4.4.6. Speech prefixes

For a recent discussion of some of the issues involved in speech prefixes, see Susan Snyder, "Naming Names in All's Well That Ends Well," Shakespeare Quarterly 43 (1992): 265-79.

a) Normalization

Normalize speech prefixes throughout a play. Use the full form of a character-name throughout. Collate significant variations in the copy text, and note the matter in the commentary; you may also wish to discuss the issue in the Textual Introduction. Do not use square brackets [ ] in the text for altered or supplied speech prefixes.

b) Format

Speech prefixes will use upper and lower case as in normal prose: Faustus, not FAUSTUS. Give speech prefixes in the shortest unambiguous form of the name or description of the speaker: e.g. Canterbury or Archbishop rather than Archbishop of Canterbury. Where rank or title changes during the action, you may change speech prefixes to reflect the fact, unless confusion is likely to result.

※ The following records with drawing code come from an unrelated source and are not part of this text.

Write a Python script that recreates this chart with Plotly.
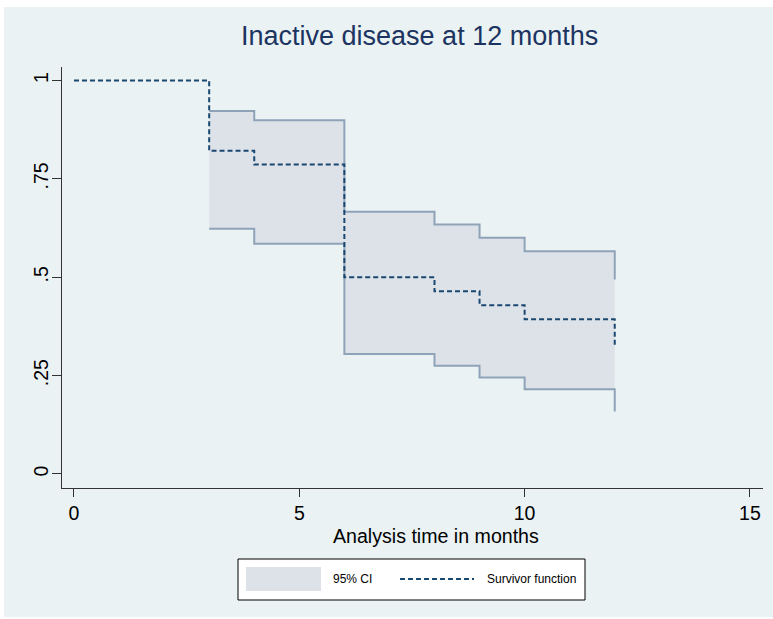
import plotly.graph_objects as go

# Kaplan-Meier survivor function
surv_time = [0, 3, 4, 6, 8, 9, 10, 12]
surv_value = [1.0, 0.821, 0.786, 0.500, 0.464, 0.429, 0.393, 0.321]

# 95% confidence interval
ci_time = [3, 4, 6, 8, 9, 10, 12]
ci_upper = [0.922, 0.899, 0.666, 0.634, 0.600, 0.566, 0.494]
ci_lower = [0.623, 0.585, 0.305, 0.275, 0.245, 0.2155, 0.159]

x_ticks = [0, 5, 10, 15]
y_ticks = [0, 0.25, 0.5, 0.75, 1]
y_tick_labels = ["0", ".25", ".5", ".75", "1"]

title_text = "Inactive disease at 12 months"
x_title = "Analysis time in months"
legend_labels = ["95% CI", "Survivor function"]

FONT = "Liberation Sans, Arial, Helvetica, sans-serif"
BG = "#EAF2F3"
NAVY = "#1A476F"
CI_FILL = "rgb(221,226,233)"
CI_LINE = "rgb(143,163,184)"

W, H = 773, 619
ML, MR, MT, MB = 62, 10, 67, 131
PW = W - ML - MR
PH = H - MT - MB

def px_x(p):
    return (p - ML) / PW

def px_y(p):
    return (H - MB - p) / PH

fig = go.Figure()

fig.add_trace(go.Scatter(
    x=ci_time, y=ci_upper, mode="lines", line_shape="hv",
    line=dict(color=CI_LINE, width=2), showlegend=False, hoverinfo="skip"))
fig.add_trace(go.Scatter(
    x=ci_time, y=ci_lower, mode="lines", line_shape="hv",
    line=dict(color=CI_LINE, width=2), fill="tonexty", fillcolor=CI_FILL,
    showlegend=False, hoverinfo="skip"))
fig.add_trace(go.Scatter(
    x=surv_time, y=surv_value, mode="lines", line_shape="hv",
    line=dict(color=NAVY, width=2, dash="5px,3px"), showlegend=False))

shapes = []
# outer background panel
shapes.append(dict(type="rect", xref="paper", yref="paper",
                   x0=px_x(4), x1=px_x(773), y0=px_y(617), y1=px_y(7),
                   fillcolor=BG, line=dict(width=0), layer="below"))
# legend box
shapes.append(dict(type="rect", xref="paper", yref="paper",
                   x0=px_x(238), x1=px_x(585), y0=px_y(600), y1=px_y(559),
                   fillcolor="white", line=dict(color="black", width=1)))
# legend swatch: CI
shapes.append(dict(type="rect", xref="paper", yref="paper",
                   x0=px_x(246), x1=px_x(321), y0=px_y(591), y1=px_y(567),
                   fillcolor=CI_FILL, line=dict(width=0)))
# legend swatch: survivor line
shapes.append(dict(type="line", xref="paper", yref="paper",
                   x0=px_x(400), x1=px_x(474), y0=px_y(579), y1=px_y(579),
                   line=dict(color=NAVY, width=2, dash="5px,3px")))

annotations = [
    dict(text=title_text, xref="paper", yref="paper", x=px_x(419), y=px_y(36),
         xanchor="center", yanchor="middle", showarrow=False,
         font=dict(family=FONT, size=27, color="#1C3461")),
    dict(text=x_title, xref="paper", yref="paper", x=px_x(435.5), y=px_y(536),
         xanchor="center", yanchor="middle", showarrow=False,
         font=dict(family=FONT, size=19.6, color="black")),
    dict(text=legend_labels[0], xref="paper", yref="paper", x=px_x(331), y=px_y(579),
         xanchor="left", yanchor="middle", showarrow=False,
         font=dict(family=FONT, size=12, color="black")),
    dict(text=legend_labels[1], xref="paper", yref="paper", x=px_x(485), y=px_y(579),
         xanchor="left", yanchor="middle", showarrow=False,
         font=dict(family=FONT, size=12, color="black")),
]

fig.update_layout(
    width=W, height=H,
    margin=dict(l=ML, r=MR, t=MT, b=MB, pad=0),
    paper_bgcolor="white", plot_bgcolor="white",
    font=dict(family=FONT, color="black"),
    shapes=shapes, annotations=annotations,
    showlegend=False,
    xaxis=dict(
        range=[-0.266, 15.29], tickvals=x_ticks, ticks="outside", ticklen=8,
        tickcolor="#333333", tickwidth=1, showgrid=False, zeroline=False,
        showline=True, linecolor="#333333", linewidth=1,
        tickfont=dict(family=FONT, size=19.5, color="black"),
    ),
    yaxis=dict(
        range=[-0.0356, 1.034], tickvals=y_ticks, ticktext=y_tick_labels,
        tickangle=-90, ticks="outside", ticklen=9, ticklabelstandoff=-4,
        tickcolor="#333333", tickwidth=1, showgrid=True, gridcolor=BG, gridwidth=1,
        zeroline=False, showline=True, linecolor="#333333", linewidth=1,
        tickfont=dict(family=FONT, size=19.5, color="black"),
    ),
)

fig.write_html("out.html", config={"displayModeBar": False},
               post_script="document.body.style.margin='0px';document.body.style.overflow='hidden';")
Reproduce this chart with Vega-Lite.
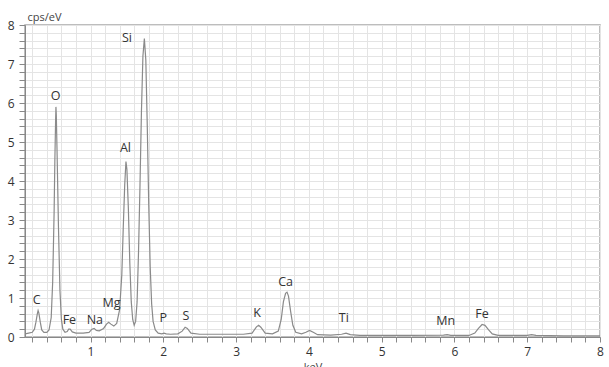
{
  "$schema": "https://vega.github.io/schema/vega-lite/v6.json",
  "width": 575,
  "height": 312,
  "autosize": {"type": "none"},
  "padding": {"left": 25, "top": 25, "right": 9, "bottom": 30},
  "background": "white",
  "config": {"view": {"stroke": "#a8a8a8", "strokeWidth": 1.5}, "font": "Open Sans"},
  "datasets": {
    "spectrum": [
      {"keV": 0.10, "cps": 0.08}, {"keV": 0.15, "cps": 0.10}, {"keV": 0.20, "cps": 0.12}, {"keV": 0.23, "cps": 0.2},
      {"keV": 0.25, "cps": 0.38}, {"keV": 0.27, "cps": 0.6}, {"keV": 0.28, "cps": 0.68}, {"keV": 0.29, "cps": 0.62},
      {"keV": 0.31, "cps": 0.38}, {"keV": 0.33, "cps": 0.18}, {"keV": 0.36, "cps": 0.12}, {"keV": 0.40, "cps": 0.12},
      {"keV": 0.43, "cps": 0.18}, {"keV": 0.46, "cps": 0.5}, {"keV": 0.48, "cps": 1.4}, {"keV": 0.50, "cps": 3.2},
      {"keV": 0.51, "cps": 4.5}, {"keV": 0.52, "cps": 5.5}, {"keV": 0.525, "cps": 5.9}, {"keV": 0.53, "cps": 5.7},
      {"keV": 0.54, "cps": 4.8}, {"keV": 0.56, "cps": 2.8}, {"keV": 0.58, "cps": 1.2}, {"keV": 0.60, "cps": 0.45},
      {"keV": 0.62, "cps": 0.2}, {"keV": 0.65, "cps": 0.12}, {"keV": 0.68, "cps": 0.14}, {"keV": 0.70, "cps": 0.2},
      {"keV": 0.72, "cps": 0.2}, {"keV": 0.75, "cps": 0.13}, {"keV": 0.80, "cps": 0.1}, {"keV": 0.90, "cps": 0.1},
      {"keV": 0.98, "cps": 0.12}, {"keV": 1.02, "cps": 0.2}, {"keV": 1.05, "cps": 0.22}, {"keV": 1.08, "cps": 0.17},
      {"keV": 1.12, "cps": 0.16}, {"keV": 1.18, "cps": 0.22}, {"keV": 1.22, "cps": 0.33}, {"keV": 1.25, "cps": 0.38},
      {"keV": 1.28, "cps": 0.33}, {"keV": 1.32, "cps": 0.28}, {"keV": 1.36, "cps": 0.35}, {"keV": 1.40, "cps": 0.7},
      {"keV": 1.43, "cps": 1.6}, {"keV": 1.45, "cps": 2.8}, {"keV": 1.47, "cps": 3.9}, {"keV": 1.487, "cps": 4.5},
      {"keV": 1.50, "cps": 4.3}, {"keV": 1.52, "cps": 3.3}, {"keV": 1.54, "cps": 1.9}, {"keV": 1.56, "cps": 0.9},
      {"keV": 1.58, "cps": 0.45}, {"keV": 1.60, "cps": 0.3}, {"keV": 1.62, "cps": 0.4}, {"keV": 1.64, "cps": 0.9},
      {"keV": 1.66, "cps": 2.2}, {"keV": 1.68, "cps": 3.9}, {"keV": 1.70, "cps": 5.8}, {"keV": 1.72, "cps": 7.2},
      {"keV": 1.74, "cps": 7.65}, {"keV": 1.76, "cps": 7.1}, {"keV": 1.78, "cps": 5.4}, {"keV": 1.80, "cps": 3.4},
      {"keV": 1.82, "cps": 1.8}, {"keV": 1.84, "cps": 0.85}, {"keV": 1.86, "cps": 0.4}, {"keV": 1.89, "cps": 0.18},
      {"keV": 1.93, "cps": 0.1}, {"keV": 1.98, "cps": 0.08}, {"keV": 2.01, "cps": 0.1}, {"keV": 2.04, "cps": 0.08},
      {"keV": 2.10, "cps": 0.07}, {"keV": 2.20, "cps": 0.08}, {"keV": 2.26, "cps": 0.15}, {"keV": 2.30, "cps": 0.25},
      {"keV": 2.33, "cps": 0.22}, {"keV": 2.38, "cps": 0.1}, {"keV": 2.50, "cps": 0.07}, {"keV": 2.80, "cps": 0.07},
      {"keV": 3.10, "cps": 0.07}, {"keV": 3.22, "cps": 0.1}, {"keV": 3.28, "cps": 0.26}, {"keV": 3.31, "cps": 0.3},
      {"keV": 3.34, "cps": 0.25}, {"keV": 3.40, "cps": 0.1}, {"keV": 3.50, "cps": 0.08}, {"keV": 3.58, "cps": 0.15},
      {"keV": 3.62, "cps": 0.45}, {"keV": 3.65, "cps": 0.9}, {"keV": 3.68, "cps": 1.12}, {"keV": 3.70, "cps": 1.15},
      {"keV": 3.72, "cps": 1.05}, {"keV": 3.75, "cps": 0.65}, {"keV": 3.78, "cps": 0.3}, {"keV": 3.82, "cps": 0.12},
      {"keV": 3.90, "cps": 0.08}, {"keV": 3.96, "cps": 0.12}, {"keV": 4.01, "cps": 0.17}, {"keV": 4.06, "cps": 0.12},
      {"keV": 4.12, "cps": 0.06}, {"keV": 4.30, "cps": 0.05}, {"keV": 4.45, "cps": 0.07}, {"keV": 4.51, "cps": 0.1},
      {"keV": 4.57, "cps": 0.06}, {"keV": 4.70, "cps": 0.04}, {"keV": 5.00, "cps": 0.04}, {"keV": 5.40, "cps": 0.04},
      {"keV": 5.85, "cps": 0.05}, {"keV": 5.90, "cps": 0.06}, {"keV": 5.95, "cps": 0.04}, {"keV": 6.20, "cps": 0.04},
      {"keV": 6.28, "cps": 0.1}, {"keV": 6.33, "cps": 0.22}, {"keV": 6.38, "cps": 0.32}, {"keV": 6.42, "cps": 0.3},
      {"keV": 6.47, "cps": 0.18}, {"keV": 6.52, "cps": 0.08}, {"keV": 6.60, "cps": 0.04}, {"keV": 7.00, "cps": 0.04},
      {"keV": 7.06, "cps": 0.06}, {"keV": 7.12, "cps": 0.04}, {"keV": 7.50, "cps": 0.03}, {"keV": 8.00, "cps": 0.03}
    ],
    "labels": [
      {"element": "C", "keV": 0.26, "cps": 0.95},
      {"element": "O", "keV": 0.52, "cps": 6.18},
      {"element": "Si", "keV": 1.5, "cps": 7.67},
      {"element": "Al", "keV": 1.48, "cps": 4.85},
      {"element": "Fe", "keV": 0.71, "cps": 0.44},
      {"element": "Na", "keV": 1.06, "cps": 0.44},
      {"element": "Mg", "keV": 1.29, "cps": 0.87},
      {"element": "P", "keV": 2.0, "cps": 0.49},
      {"element": "S", "keV": 2.31, "cps": 0.54},
      {"element": "K", "keV": 3.29, "cps": 0.62},
      {"element": "Ca", "keV": 3.68, "cps": 1.41},
      {"element": "Ti", "keV": 4.48, "cps": 0.49},
      {"element": "Mn", "keV": 5.88, "cps": 0.41},
      {"element": "Fe", "keV": 6.38, "cps": 0.59}
    ]
  },
  "layer": [
    {
      "data": {"name": "spectrum"},
      "mark": {"type": "line", "color": "#8a8a8a", "strokeWidth": 1.2, "clip": true},
      "encoding": {
        "x": {
          "field": "keV", "type": "quantitative",
          "scale": {"domain": [0.1, 8], "nice": false, "zero": false},
          "axis": {
            "title": "keV", "titleFontSize": 11, "titleFontWeight": "normal", "titleColor": "#444",
            "titleY": 24, "titleBaseline": "top",
            "tickCount": 200,
            "values": [0.2,0.4,0.6,0.8,1,1.2,1.4,1.6,1.8,2,2.2,2.4,2.6,2.8,3,3.2,3.4,3.6,3.8,4,4.2,4.4,4.6,4.8,5,5.2,5.4,5.6,5.8,6,6.2,6.4,6.6,6.8,7,7.2,7.4,7.6,7.8,8],
            "labelExpr": "abs(datum.value - round(datum.value)) < 0.001 ? format(datum.value, 'd') : ''",
            "labelOverlap": false, "labelBound": false, "labelFlush": false,
            "labelFontSize": 12, "labelColor": "#333", "labelPadding": 4,
            "tickSize": 5, "tickColor": "#888", "domainColor": "#888",
            "grid": true, "gridColor": "#e4e4e4", "gridWidth": 1
          }
        },
        "y": {
          "field": "cps", "type": "quantitative",
          "scale": {"domain": [0, 8], "nice": false},
          "axis": {
            "title": "cps/eV", "titleAngle": 0, "titleAlign": "left", "titleBaseline": "bottom",
            "titleX": 2, "titleY": -3, "titleFontSize": 11, "titleFontWeight": "normal", "titleColor": "#444",
            "tickCount": 200,
            "values": [0,0.2,0.4,0.6,0.8,1,1.2,1.4,1.6,1.8,2,2.2,2.4,2.6,2.8,3,3.2,3.4,3.6,3.8,4,4.2,4.4,4.6,4.8,5,5.2,5.4,5.6,5.8,6,6.2,6.4,6.6,6.8,7,7.2,7.4,7.6,7.8,8],
            "labelExpr": "abs(datum.value - round(datum.value)) < 0.001 ? format(datum.value, 'd') : ''",
            "labelOverlap": false, "labelBound": false, "labelFlush": false,
            "labelFontSize": 12, "labelColor": "#333", "labelPadding": 5,
            "tickSize": 6, "tickColor": "#888", "domainColor": "#888",
            "grid": true, "gridColor": "#e4e4e4", "gridWidth": 1
          }
        }
      }
    },
    {
      "data": {"name": "labels"},
      "mark": {"type": "text", "fontSize": 12.5, "color": "#333", "baseline": "middle", "align": "center"},
      "encoding": {
        "x": {"field": "keV", "type": "quantitative"},
        "y": {"field": "cps", "type": "quantitative"},
        "text": {"field": "element"}
      }
    }
  ]
}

Note: The current display of speech prefixes on the site shows them in capital letters with a reduced font size. This is for stylistic reasons: the computer converts lower to upper case. The reason we have chosen standard lower case for prefixes is that it's possible to convert them automatically to upper case, but not the other way around, since the computer program will not be smart enough to know what to do with MacDuff, for example.

c) Groups of characters

Speech prefixes for groups of characters should use numerals: 1, 2, 3, etc., rather than first, second, third. e.g. 1 Soldier, 2 Servant.

d) Epithets

Where characters of the same name are distinguished by epithets, usually "old" and "young," treat these epithets as part of the name thus: Old Goddard.

e) Assignment of speeches

Where major innovation or editorial decision is involved in assignment of speeches, you should discuss the matter in the commentary.